To allow the addition of a trench, building, excavation, tunnel, etc. to a solid model, GMS provides the capability of generating several types of simple solid primitives. The solid primitives can be combined using set operations to model man made objects or other subsurface features which cannot be conveniently modeled by extruding TINs.

Cube
Simple cubes or, more precisely, hexahedrons whose faces are all parallel to the x, y, and z planes, can be created by selecting the Cube command from the Solids menu and specifying the center point of the cube and the x, y, and z dimensions.
Sphere
A sphere can be created by selecting the Sphere command from the Solids menu and inputting the radius of the sphere, the coordinates of the centroid of the sphere, and the number of subdivisions. The number of subdivisions determines the density of triangles used to approximate the sphere.
Cylinder
A cylinder can be created by selecting the Cylinder command from the Solids menu and inputting the coordinates of both ends of the cylinder, the radius of the cylinder, and the number of subdivisions in the cylinder.

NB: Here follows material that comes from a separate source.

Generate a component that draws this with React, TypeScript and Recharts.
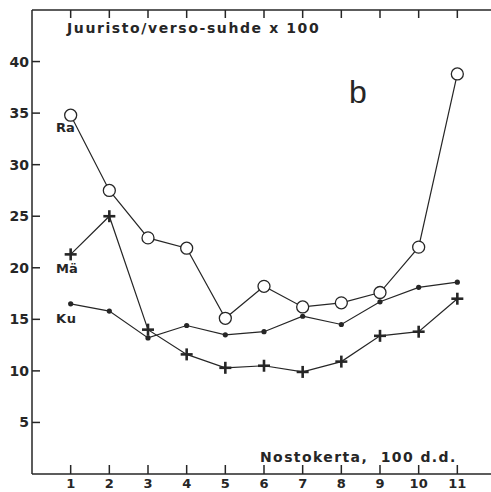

The number of subdivisions determines the density of triangles used to approximate the cylinder. The larger the number, the more accurate the representation will be, however the increased number of triangles will also cause display operations to be slower.
Prism
A prism can be created by first putting the image into plan view and then selecting the Prism command from the Solids menu. A prompt then asks to input a polygon. As with other polygons entered in GMS, the Backspace or Delete key can be used to delete the last point entered, the ESC key can be used to abort the process, and double-clicking terminates point entry. A prompt then asks to enter a bottom elevation and a top elevation for the prism. The default values given for the top and bottom elevation represent elevations just above and just below all of the other solids. The polygon is then extruded from the top to the bottom elevation to create a solid object.